>>>>>
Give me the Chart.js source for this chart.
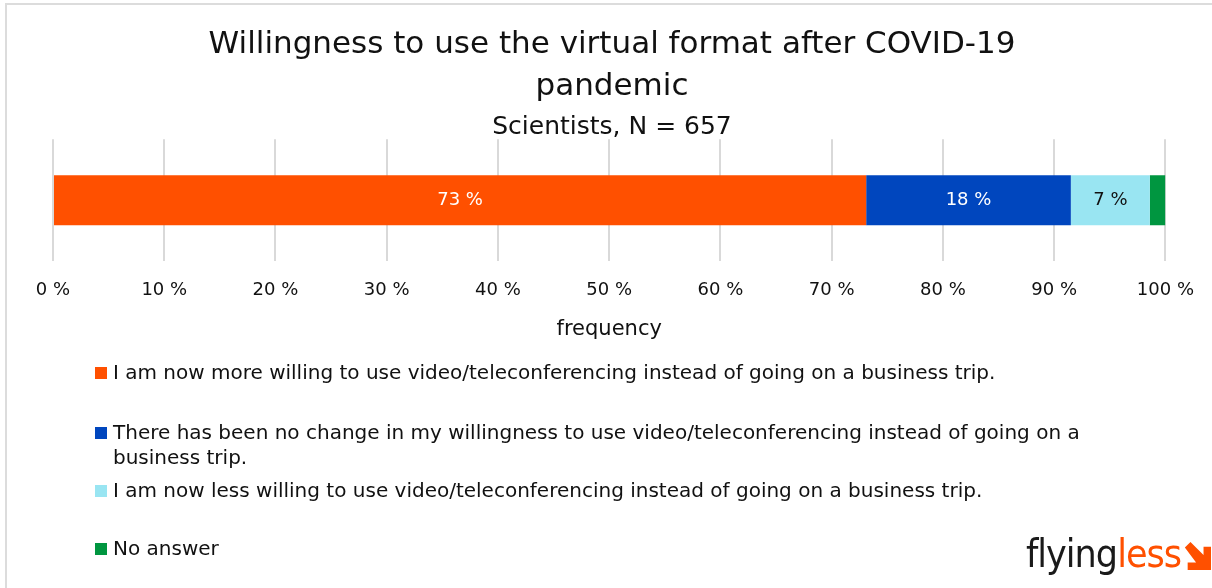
<!DOCTYPE html>
<html lang="en">
<head>
    <meta charset="UTF-8">
    <title>Willingness to use the virtual format after COVID-19 pandemic</title>
    <script src="https://cdn.jsdelivr.net/npm/chart.js"></script>
    <style>
        body { margin: 0; background: #fff; font-family: 'DejaVu Sans', sans-serif; }
        .frame { position: relative; width: 1212px; height: 588px; overflow: hidden; }
        .border { position: absolute; left: 5px; top: 3px; right: -10px; bottom: -10px; border-top: 2px solid #dcdcdc; border-left: 2px solid #dcdcdc; }
        canvas { position: absolute; left: 0; top: 0; }
        #legend { position: absolute; left: 95px; top: 360px; width: 1028px; }
        .item { display: flex; align-items: flex-start; height: 58px; font-size: 20px; line-height: 25px; color: #111; }
        .item:first-child { height: 60px; }
        .swatch { width: 12px; height: 12px; margin-top: 7px; margin-right: 6px; flex: none; }
        .logo { position: absolute; left: 1026px; top: 531px; font-family: 'DejaVu Sans Condensed', 'DejaVu Sans', sans-serif; font-size: 39px; letter-spacing: -1px; color: #1a1a1a; display: flex; align-items: center; }
        .logo .less { color: #ff5000; }
    </style>
</head>
<body>
<div class="frame">
    <div class="border"></div>
    <canvas id="chart" width="1212" height="588"></canvas>
    <div id="legend"></div>
    <div class="logo"><span>flying</span><span class="less">less</span>
        <svg width="28" height="28" viewBox="0 0 30 30" style="margin-left:2px;margin-top:4px"><polygon points="2,6 8,0 22,14 22,5 30,5 30,30 5,30 5,22 14,22" fill="#ff5000"/></svg>
    </div>
</div>
<script>
    const categories = ['Scientists'];
    const seriesNames = [
        'I am now more willing to use video/teleconferencing instead of going on a business trip.',
        'There has been no change in my willingness to use video/teleconferencing instead of going on a business trip.',
        'I am now less willing to use video/teleconferencing instead of going on a business trip.',
        'No answer'
    ];
    const seriesValues = [73.1, 18.4, 7.1, 1.4];
    const valueLabels = ['73 %', '18 %', '7 %', ''];
    const seriesColors = ['#ff5000', '#0046be', '#99e5f2', '#009640'];
    const labelColors = ['#ffffff', '#ffffff', '#111111', '#111111'];

    const FONT = "'DejaVu Sans', sans-serif";

    // labels inside the bar segments
    const segmentLabels = {
        id: 'segmentLabels',
        afterDatasetsDraw(chart) {
            const ctx = chart.ctx;
            ctx.save();
            ctx.font = '18px ' + FONT;
            ctx.textAlign = 'center';
            ctx.textBaseline = 'middle';
            chart.data.datasets.forEach((ds, i) => {
                const meta = chart.getDatasetMeta(i);
                meta.data.forEach(bar => {
                    const p = bar.getProps(['x', 'y', 'base'], true);
                    if (!valueLabels[i]) return;
                    ctx.fillStyle = labelColors[i];
                    ctx.fillText(valueLabels[i], (p.x + p.base) / 2, p.y);
                });
            });
            ctx.restore();
        }
    };

    new Chart(document.getElementById('chart'), {
        type: 'bar',
        data: {
            labels: categories,
            datasets: seriesNames.map((name, i) => ({
                label: name,
                data: [seriesValues[i]],
                backgroundColor: seriesColors[i],
                borderWidth: 0,
                barPercentage: 0.41,
                categoryPercentage: 1
            }))
        },
        options: {
            indexAxis: 'y',
            responsive: false,
            animation: false,
            layout: { padding: { left: 53, right: 41, top: 0, bottom: 248 } },
            plugins: {
                legend: { display: false },
                tooltip: { enabled: false },
                title: {
                    display: true,
                    text: ['Willingness to use the virtual format after COVID-19', 'pandemic'],
                    color: '#111',
                    font: { family: FONT, size: 31, weight: 'normal', lineHeight: 1.35 },
                    padding: { top: 24, bottom: 9 }
                },
                subtitle: {
                    display: true,
                    text: 'Scientists, N = 657',
                    color: '#111',
                    font: { family: FONT, size: 25, weight: 'normal', lineHeight: 0.9 },
                    padding: { top: 0, bottom: 0 }
                }
            },
            scales: {
                x: {
                    stacked: true,
                    min: 0,
                    max: 100,
                    border: { display: false },
                    grid: { color: '#d9d9d9', lineWidth: 2, drawTicks: false },
                    ticks: {
                        stepSize: 10,
                        padding: 18,
                        color: '#111',
                        font: { family: FONT, size: 18 },
                        callback: v => v + ' %'
                    },
                    title: {
                        display: true,
                        text: 'frequency',
                        color: '#111',
                        font: { family: FONT, size: 21, lineHeight: 1 },
                        padding: { top: 0, bottom: 0 }
                    }
                },
                y: {
                    stacked: true,
                    display: false
                }
            }
        },
        plugins: [segmentLabels]
    });

    const legendEl = document.getElementById('legend');
    seriesNames.forEach((name, i) => {
        const item = document.createElement('div');
        item.className = 'item';
        item.innerHTML = '<span class="swatch" style="background:' + seriesColors[i] + '"></span><span></span>';
        item.lastChild.textContent = name;
        legendEl.appendChild(item);
    });
</script>
</body>
</html>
<<<<<
-- The task --
From the material above, copy everything exactly but the pictures.

-- Response for this exercise --
Give me the Chart.js source for this chart.
<!DOCTYPE html>
<html lang="en">
<head>
    <meta charset="UTF-8">
    <title>Willingness to use the virtual format after COVID-19 pandemic</title>
    <script src="https://cdn.jsdelivr.net/npm/chart.js"></script>
    <style>
        body { margin: 0; background: #fff; font-family: 'DejaVu Sans', sans-serif; }
        .frame { position: relative; width: 1212px; height: 588px; overflow: hidden; }
        .border { position: absolute; left: 5px; top: 3px; right: -10px; bottom: -10px; border-top: 2px solid #dcdcdc; border-left: 2px solid #dcdcdc; }
        canvas { position: absolute; left: 0; top: 0; }
        #legend { position: absolute; left: 95px; top: 360px; width: 1028px; }
        .item { display: flex; align-items: flex-start; height: 58px; font-size: 20px; line-height: 25px; color: #111; }
        .item:first-child { height: 60px; }
        .swatch { width: 12px; height: 12px; margin-top: 7px; margin-right: 6px; flex: none; }
        .logo { position: absolute; left: 1026px; top: 531px; font-family: 'DejaVu Sans Condensed', 'DejaVu Sans', sans-serif; font-size: 39px; letter-spacing: -1px; color: #1a1a1a; display: flex; align-items: center; }
        .logo .less { color: #ff5000; }
    </style>
</head>
<body>
<div class="frame">
    <div class="border"></div>
    <canvas id="chart" width="1212" height="588"></canvas>
    <div id="legend"></div>
    <div class="logo"><span>flying</span><span class="less">less</span>
        <svg width="28" height="28" viewBox="0 0 30 30" style="margin-left:2px;margin-top:4px"><polygon points="2,6 8,0 22,14 22,5 30,5 30,30 5,30 5,22 14,22" fill="#ff5000"/></svg>
    </div>
</div>
<script>
    const categories = ['Scientists'];
    const seriesNames = [
        'I am now more willing to use video/teleconferencing instead of going on a business trip.',
        'There has been no change in my willingness to use video/teleconferencing instead of going on a business trip.',
        'I am now less willing to use video/teleconferencing instead of going on a business trip.',
        'No answer'
    ];
    const seriesValues = [73.1, 18.4, 7.1, 1.4];
    const valueLabels = ['73 %', '18 %', '7 %', ''];
    const seriesColors = ['#ff5000', '#0046be', '#99e5f2', '#009640'];
    const labelColors = ['#ffffff', '#ffffff', '#111111', '#111111'];

    const FONT = "'DejaVu Sans', sans-serif";

    // labels inside the bar segments
    const segmentLabels = {
        id: 'segmentLabels',
        afterDatasetsDraw(chart) {
            const ctx = chart.ctx;
            ctx.save();
            ctx.font = '18px ' + FONT;
            ctx.textAlign = 'center';
            ctx.textBaseline = 'middle';
            chart.data.datasets.forEach((ds, i) => {
                const meta = chart.getDatasetMeta(i);
                meta.data.forEach(bar => {
                    const p = bar.getProps(['x', 'y', 'base'], true);
                    if (!valueLabels[i]) return;
                    ctx.fillStyle = labelColors[i];
                    ctx.fillText(valueLabels[i], (p.x + p.base) / 2, p.y);
                });
            });
            ctx.restore();
        }
    };

    new Chart(document.getElementById('chart'), {
        type: 'bar',
        data: {
            labels: categories,
            datasets: seriesNames.map((name, i) => ({
                label: name,
                data: [seriesValues[i]],
                backgroundColor: seriesColors[i],
                borderWidth: 0,
                barPercentage: 0.41,
                categoryPercentage: 1
            }))
        },
        options: {
            indexAxis: 'y',
            responsive: false,
            animation: false,
            layout: { padding: { left: 53, right: 41, top: 0, bottom: 248 } },
            plugins: {
                legend: { display: false },
                tooltip: { enabled: false },
                title: {
                    display: true,
                    text: ['Willingness to use the virtual format after COVID-19', 'pandemic'],
                    color: '#111',
                    font: { family: FONT, size: 31, weight: 'normal', lineHeight: 1.35 },
                    padding: { top: 24, bottom: 9 }
                },
                subtitle: {
                    display: true,
                    text: 'Scientists, N = 657',
                    color: '#111',
                    font: { family: FONT, size: 25, weight: 'normal', lineHeight: 0.9 },
                    padding: { top: 0, bottom: 0 }
                }
            },
            scales: {
                x: {
                    stacked: true,
                    min: 0,
                    max: 100,
                    border: { display: false },
                    grid: { color: '#d9d9d9', lineWidth: 2, drawTicks: false },
                    ticks: {
                        stepSize: 10,
                        padding: 18,
                        color: '#111',
                        font: { family: FONT, size: 18 },
                        callback: v => v + ' %'
                    },
                    title: {
                        display: true,
                        text: 'frequency',
                        color: '#111',
                        font: { family: FONT, size: 21, lineHeight: 1 },
                        padding: { top: 0, bottom: 0 }
                    }
                },
                y: {
                    stacked: true,
                    display: false
                }
            }
        },
        plugins: [segmentLabels]
    });

    const legendEl = document.getElementById('legend');
    seriesNames.forEach((name, i) => {
        const item = document.createElement('div');
        item.className = 'item';
        item.innerHTML = '<span class="swatch" style="background:' + seriesColors[i] + '"></span><span></span>';
        item.lastChild.textContent = name;
        legendEl.appendChild(item);
    });
</script>
</body>
</html>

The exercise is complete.